14 I am poured out like water, and all my bones are out of joint: my heart is like wax; it is melted in the midst of my bowels.

  • An uncanny description of crucifixion, especially one written by David long before it became known as the implement of terror designed by Rome. The excessive perspiration of a dying man, naked and nailed by hands and feet to a pole suspended, under the desert sun. The bones eventually all slip out of joint due to loss of blood and strength. All before death. But in Christ’s case, his heart was as wax. He died of a broken heart. The spear that entered his side caused water and blood to gush out. John 19:34 . Doctors tell us that a ruptured heart produces just such an effusion from that sort of wound after death. This is not what anyone would want their mother to see.

I Thirst

(section four: If thou would have asked me,

I would have given thee living water John 4:10-14 )

15 My strength is dried up like a potsherd; and my tongue cleaveth to my jaw; and thou has brought me into the dust of death.

  • Down below they hear Him say, “I thirst.”

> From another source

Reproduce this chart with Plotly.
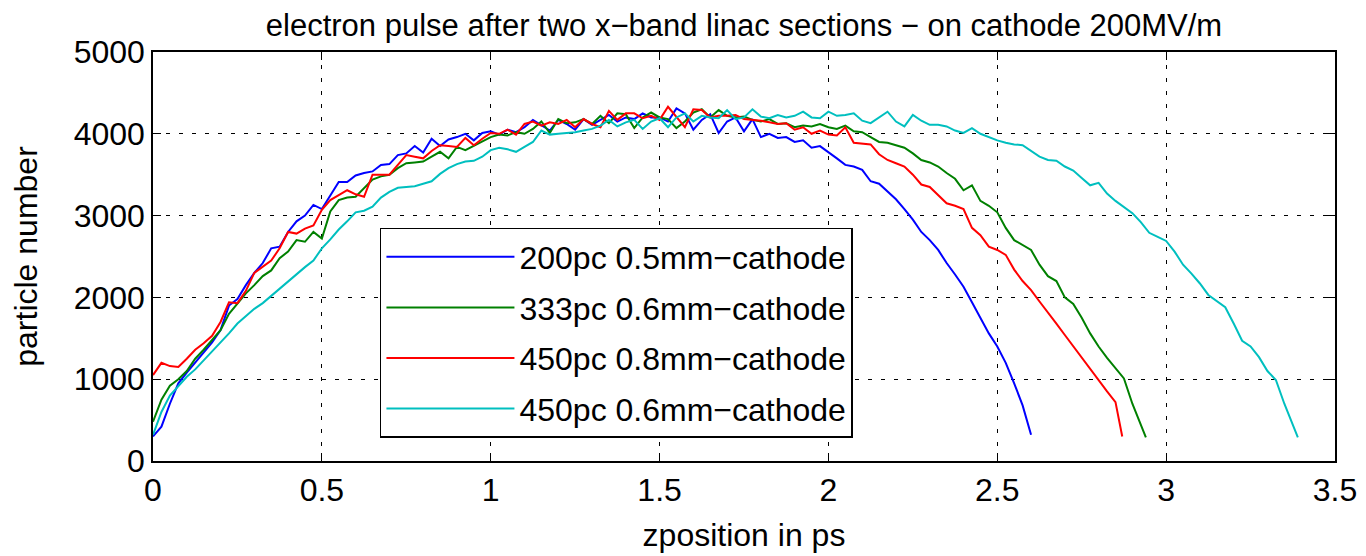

16 For dogs have compassed me: the assembly of the wicked have enclosed me: they pierced my hands and my feet

  • “Dogs,” you may remember, was the name for Gentiles. Piercing hands and feet, again, is the description of the Roman torture.

17 I may tell [I can count] all my bones: they look and stare upon me.

18 They part my garments among them, and cast lots upon my vesture.

  • I find it interesting how McGee puts it in 1982, which makes it all the more poignant for us today in 2020. “He was crucified naked. It is difficult for us in this age of nudity and pornography to comprehend the great humiliation He suffered by hanging nude on the cross. They had taken His garments and gambled for ownership. He went through it all, crucified naked, so that you might be clothed with the righteousness of Christ, and so be able to stand before God throughout the endless ages of eternity.”

[1] 8 O L ORD our Lord, how excellent is thy name in all the earth! who hast set thy glory above the heavens

  • Here the L ORD is celebrated as our Lord; God and man, glorified together through creation of which He is the head. This is a confidence statement of His position, place and time(lessness), from whence He will come again when He comes again as who He is: L ORD our Lord.

That He is the only begotten Son of God is what makes Psalm 8 the second of the 16 “Messianic Psalms” out of the 150 Psalms. To believers, Jesus says: John 14:6-14 . To unbelievers Jesus remains consistent in saying who He is: John 10:22-30

[2] 2 O my soul, thou hast said unto the L ORD , Thou art my Lord: my goodness extendeth not to thee

· When we know who we are, positionally with our creator, then we can have the right relationship with Him. Like Vernon McGee, I have been fortunate to have had the experience of a little child climbing into my lap, putting his arms around my neck and telling me, “You are my grandpa.” My father told me that there is only one thing better than being a grandpa, and that’s being a great grandpa. I believe we have experiences like this to let us know how to approach our creator. It is one thing to say, “Lord, Lord, have we not prophesied in thy name? and in thy name have cast out devils? And in thy name done many wonderful works?” It’s entirely another to lift up your arms and call to Him, “Abba, Father.”
Here, again, in verse 2 we have the distinction, a play on words if you will, in translation between LORD and Lord seen in Psalm 8:1: O LORD our Lord, how excellent is thy name in all the earth! Who has set thy glory above the heavens. (“LORD” the Father, YAWEH, G_D, I AM; “Lord” the Son, Jesus Messiah, Christos, Christ . . . manifestations of the Creator and His Word.). David’s (unwitting?) distinction was memorialized for us when Christ made reference to Psalm 110:1: “The LORD said unto my Lord, sit thou at my right hand, until I make thine enemies thy footstool.” It is with this verse that Christ turns the tables on the Pharisees and questions them, rather than the other way around: Matthew 22:41-46 .
Perhaps cryptic in the same way that all prophecy is, in that it takes on more than one meaning all at once. In the ensuing verses, David is concerned with the Hebrew children, the chosen people, many of whom who have not chosen . . . correctly. It also refers to those who have lived, are living and will live during the church age, doing the same things. And finally, it has to do with Israel during Jacob’s trouble.

The Lord is not just the “son of David,” He is the only begotten Son of God. And He did not come to offer salvation to those who would receive it of Israel alone, but to the whole world, throughout time, of every nation and tribe.
It’s all about knowing our position in the relationship . . . and what He has done, is doing, and will do for us, as we pray the Spirit indwell us more brightly each and every day.